The company will potentially tap into new sun care categories. And in makeup, its focus is to be on lipstick and foundation.

Walsh doesn’t underestimate the challenge of restoring the Lancaster brand to its former glory. “The hardest thing in the world,” she said, “is to convince someone that a brand this old is relevant and hot and young again. But I think our plan is extremely well focused.”

As for Jennifer Lopez, it is a name that has been relevant and hot since its launch.

“It’s a celebrity brand,” said Walsh, “so when the celebrity’s hot, you’ve got to move with it.”

That means creating products that grab the attention of consumers.

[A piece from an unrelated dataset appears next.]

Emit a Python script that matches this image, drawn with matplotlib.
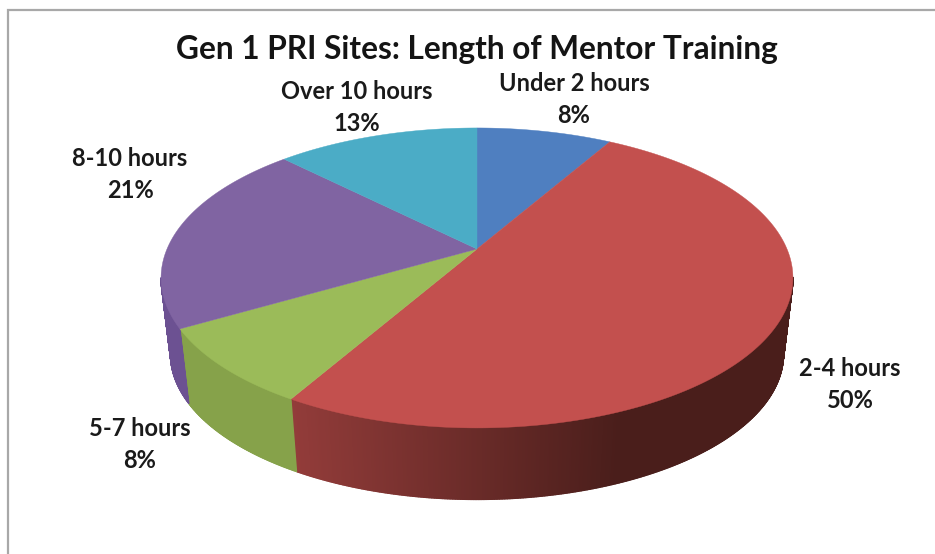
import math
import numpy as np
import matplotlib
matplotlib.use('Agg')
import matplotlib.pyplot as plt
from matplotlib.collections import PolyCollection

plt.rcParams['font.family'] = ['Lato', 'DejaVu Sans']

#--------------------------------------------
# data
#--------------------------------------------
categories = ['Under 2 hours', '2-4 hours', '5-7 hours', '8-10 hours', 'Over 10 hours']
site_counts = [2, 12, 2, 5, 3]

top_colors = ['#4f7fc0', '#c3504e', '#9bbb59', '#8064a2', '#4bacc6']
# wall colour at the left end and right end of the pie
wall_left = ['#3a5f90', '#933c3a', '#86a24a', '#6c5192', '#3a8aa0']
wall_right = ['#3a5f90', '#4a1e1b', '#76903f', '#6c5192', '#3a8aa0']

label_xy = [(574, 99.5), (850, 384.5), (140, 444.5), (130, 174.5), (357, 107.5)]

#--------------------------------------------
# perspective of the pie, in pixels
#--------------------------------------------
APEX_X, APEX_Y = 477, 249
PERSP = 0.193
SCALE_X, SCALE_Y = 310, 144.4
TOP_CY, BOTTOM_CY, SHRINK = 278, 354, 0.97


def project(theta):
    # theta is clockwise from 12 o'clock
    u, v = np.sin(theta), np.cos(theta)
    den = 1 + PERSP * v
    return APEX_X + SCALE_X * u / den, APEX_Y - SCALE_Y * v / den


def lower(x, y):
    return APEX_X + SHRINK * (x - APEX_X), BOTTOM_CY + SHRINK * (y - TOP_CY)


def hex_rgb(c):
    return np.array(matplotlib.colors.to_rgb(c))


fig = plt.figure(figsize=(9.35, 5.54), dpi=100)
ax = fig.add_axes([0, 0, 1, 1])
ax.set_xlim(0, 935)
ax.set_ylim(554, 0)
ax.axis('off')

# chart border (only left and top are inside the crop)
ax.plot([8, 8, 935], [554, 10, 10], color='#a8a8a8', lw=1.6, solid_joinstyle='miter')

fractions = np.array(site_counts) / sum(site_counts)
edges = np.concatenate([[0], np.cumsum(fractions)]) * 2 * np.pi

# walls first, only the front half of the rim can be seen
for i in range(len(categories)):
    th = np.linspace(edges[i], edges[i + 1], int(fractions[i] * 1440) + 2)
    x, y = project(th)
    xb, yb = lower(x, y)
    quads = []
    cols = []
    for j in range(len(th) - 1):
        if y[j] < TOP_CY and y[j + 1] < TOP_CY:
            continue
        quads.append([(x[j], y[j]), (x[j + 1], y[j + 1]), (xb[j + 1], yb[j + 1]), (xb[j], yb[j])])
        # red wall goes dark quickly towards the right
        t = np.clip((x[j] - 290) / 330, 0, 1)
        cols.append(hex_rgb(wall_left[i]) * (1 - t) + hex_rgb(wall_right[i]) * t)
    if quads:
        ax.add_collection(PolyCollection(quads, facecolors=cols, edgecolors=cols, linewidths=1.0))

for i in range(len(categories)):
    th = np.linspace(edges[i], edges[i + 1], 200)
    x, y = project(th)
    ax.fill(np.r_[APEX_X, x], np.r_[APEX_Y, y], color=top_colors[i], lw=0.3)

ax.text(477, 50, 'Gen 1 PRI Sites: Length of Mentor Training', ha='center', va='center',
        fontsize=22.75, fontweight='bold', color='#141414')

for i in range(len(categories)):
    pct = math.floor(fractions[i] * 100 + 0.5)
    ax.text(label_xy[i][0], label_xy[i][1], f'{categories[i]}\n{pct}%', ha='center', va='center',
            fontsize=17, fontweight='bold', color='#1a1a1a', linespacing=1.5)

fig.savefig('out.png', dpi=100, facecolor='white')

For Lopez, in April the company launched BodyGlow, which is “off to a great start,” said Walsh. “Consumers love the idea of being able to get a bronzer that gives them Jennifer’s golden skin.”

Among Lopez’s strongest markets are the U.S., Germany, the U.K. and travel retail.

A new women’s scent is also slated for a spring launch in the U.S.

All this should translate into strong growth. “With Lopez, the plan is to have a single-digit increase over the next three years — but a high-single-digit increase,” said Walsh.

When it comes to Kenneth Cole, Walsh exclaims: “What a great success. I am just so psyched.”

The aim is for the brand to clock high double-digit gains over the next three years.

“It’s an extremely aggressive pipeline, which is due to the different franchises under the Kenneth Cole umbrella — Kenneth Cole and Reaction — which both allow us to launch multiple fragrances,” she said.

For Marc Jacobs, which started from a smaller base than the other brands she oversees, Walsh expects “to triple the business over the next three years.” She said the brand — which starting this fall will include the Blush Marc Jacobs scent — requires a careful distribution strategy.

“Marc Jacobs needs to be treated like a good specialty store brand,” she said, “and we thought that the distribution became too broad, too fast. When it launches in fall 2004, I’m hoping that Blush will reenergize the existing men’s and women’s business, because we’re treating it in the right way.”

Also adding to the brand’s allure, said Walsh, are ancillaries that are “quite unique.” Among the bestsellers are hair shine and body butter.

Of all Walsh’s brands, Marc Jacobs enjoys what she calls “a unique mix of markets,” with particularly strong business in the U.S., travel retail, the U.K., Japan and France.

Looking ahead, does Walsh believe her cosmetics and American licenses division has room for additional brands? She responds to the question with characteristic enthusiasm.

“Bring ’em on,” said Walsh. “Bring ’em on.”